Wenn er nicht gerade Fußball spielt oder trainiert, treibt sich Strobl auch gerne auf dem Tennis- oder Golfplatz herum. „Ich bin bislang noch nicht dazu gekommen, mich hier nach Plätzen umzusehen, aber meine Sachen habe ich schon da.“ Mit Unterstützung von U23-Spielleiter Thomas Gomminginger wurde Strobl in Wiesloch heimisch und stellte fest, dass er nicht nur im Hoffenheimer Umfeld, sondern auch in seinem Wohnort keine Probleme hatte, Fuß zu fassen. „Die Menschen sind sehr nett und grüßen einen. Das war ich aus München gar nicht mehr gewöhnt.“

Gomminginger war es auch, der Strobl einen Fernlehrgang besorgte, denn nach seiner Mittleren Reife beginnt der 21-Jährige ab dem 1. Oktober eine Ausbildung zum Immobilienfachwirt. „Ich will mir ein zweites Standbein aufbauen, für den Fall, dass es mit der Profikarriere nicht hinhaut.“

Auf der zentralen Sechs zu Hause

Gerade hat es Dominik Kaiser vorgemacht. Vor zwei Jahren aus Schwäbisch Gmünd in den Kraichgau gekommen, absolvierte der 23-Jährige am Wochenende sein drittes Bundesliga-Spiel – das erste von Anfang an. „Das ist klasse“, freut sich Strobl für seinen Kollegen, mit dem er in der U23 schon zusammengespielt hat. „Aber man muss realistisch bleiben. Klar hat jeder von uns das Ziel Bundesliga, aber das kann man nicht planen“, sagt Strobl, der sich jedoch die Zweite Liga auf jeden Fall zutraut.

Neben dem Platz wirkt er eher wie der nette Junge von nebenan, doch auf dem Rasen kann der zweikampfstarke 1,88-Meter-Mann für den Gegner unangenehm werden. Kramer, der Strobl noch aus dessen Jugendzeit – und daher als Mittelfeldspieler – kennt, machte seinem Neuzugang gleich klar: „Du spielst bei mir auf der zentralen Sechs.“ Und Strobl gibt zu: „Da fühle ich mich auch am Wohlsten.“

Lücken stopfen, Mitspieler steuern

Nach einem holprigen Start mit zwei Niederlagen aus drei Spielen sind Strobl und Co. mittlerweile ins Rollen gekommen und kletterten mit vier Siegen in Serie, bei denen sie 18:1 Tore erzielten, auf Platz zwei. „Auch ich habe mich langsam gefangen“, sieht er seine Leistung zum Saisonstart noch etwas kritisch. „Ich musste mich erst auf das laufintensivere Spiel im Mittelfeld umstellen, aber zuletzt sah das wieder nach Fußball aus. In der letzten Saison habe ich mich auf das Schlagen langer Bälle beschränkt“, deutet er an, warum er den Wechsel nach Hoffenheim forcierte. Jetzt hat Strobl definitiv mehr zu tun, muss Lücken stopfen, hinten aushelfen, sich vorne mit einschalten – und eben seine Mitspieler auf den Außenbahnen steuern.

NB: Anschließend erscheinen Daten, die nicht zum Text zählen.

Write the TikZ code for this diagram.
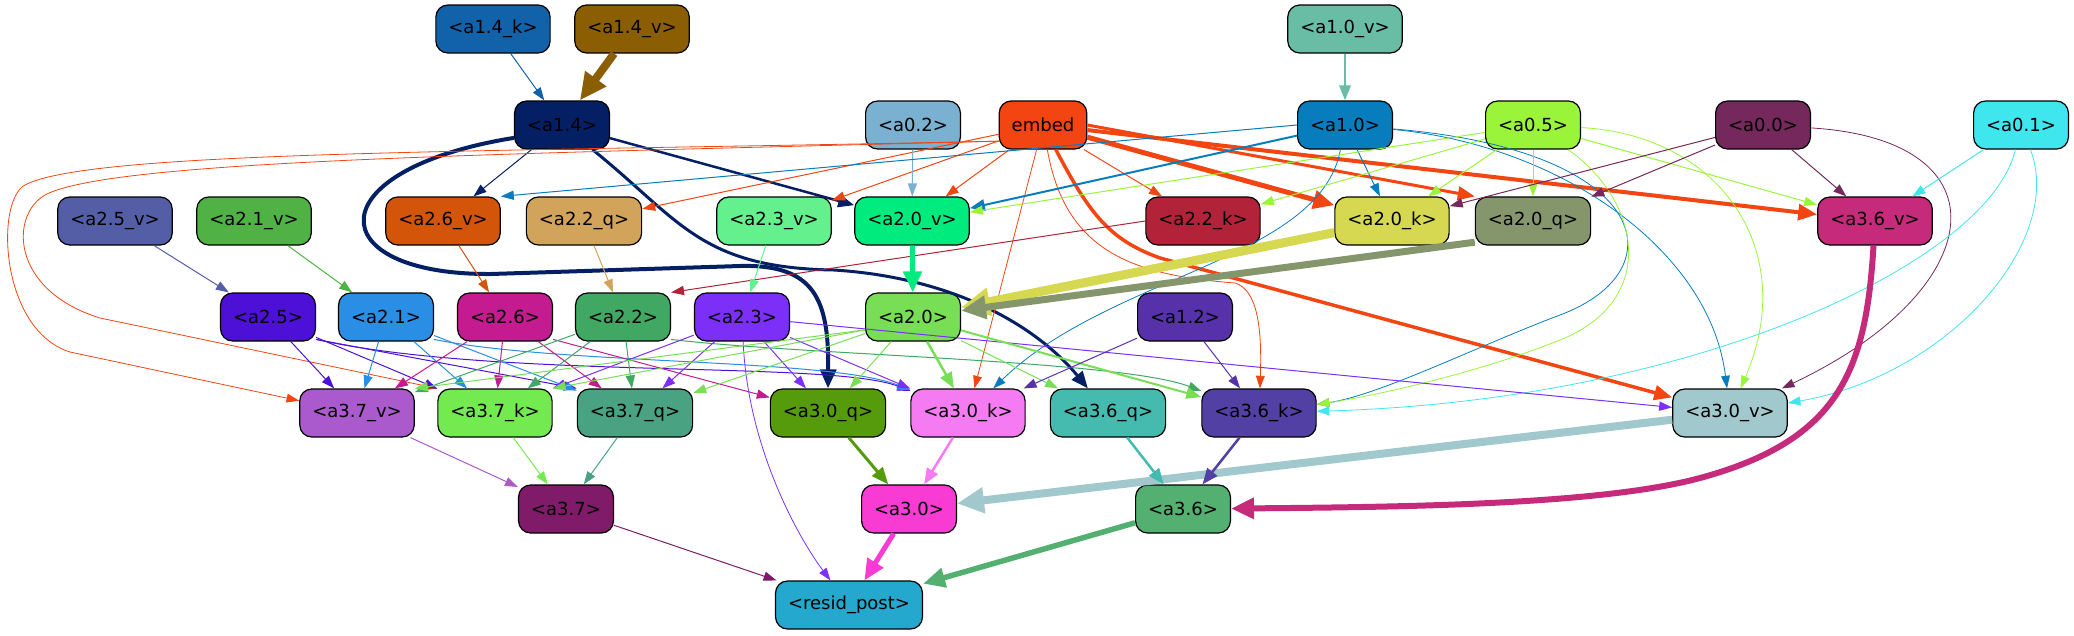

„Ich muss läuferisch noch zulegen“, sagt er über sich selbst. „Und ich könnte offensiv noch gefährlicher sein.“ Immerhin hat er schon einen Treffer erzielt, so viel wie in 59 Regionalliga-Partien zuvor für den TSV 1860 München II. Damals auch noch ausgerechnet gegen die SpVgg Greuther Fürth II und seinen jetzigen Trainer Frank Kramer.

In dieser Saison traf er am vierten Spieltag, beim 7:0-Kantersieg … an der Grünwalder Straße. Wieder könnte man „ausgerechnet“ sagen. Aber mit München hat der Münchner abgeschlossen, Strobl konzentriert sich auf das Hier und Jetzt. „Wir haben momentan einen sehr guten Lauf. So wie wir jetzt drauf sind, sollten wir am Ende schon unter den ersten Fünf landen.“ Am Sonntag, 14 Uhr, kommt das Schlusslicht SC Pfullendorf ins Dietmar-Hopp-Stadion.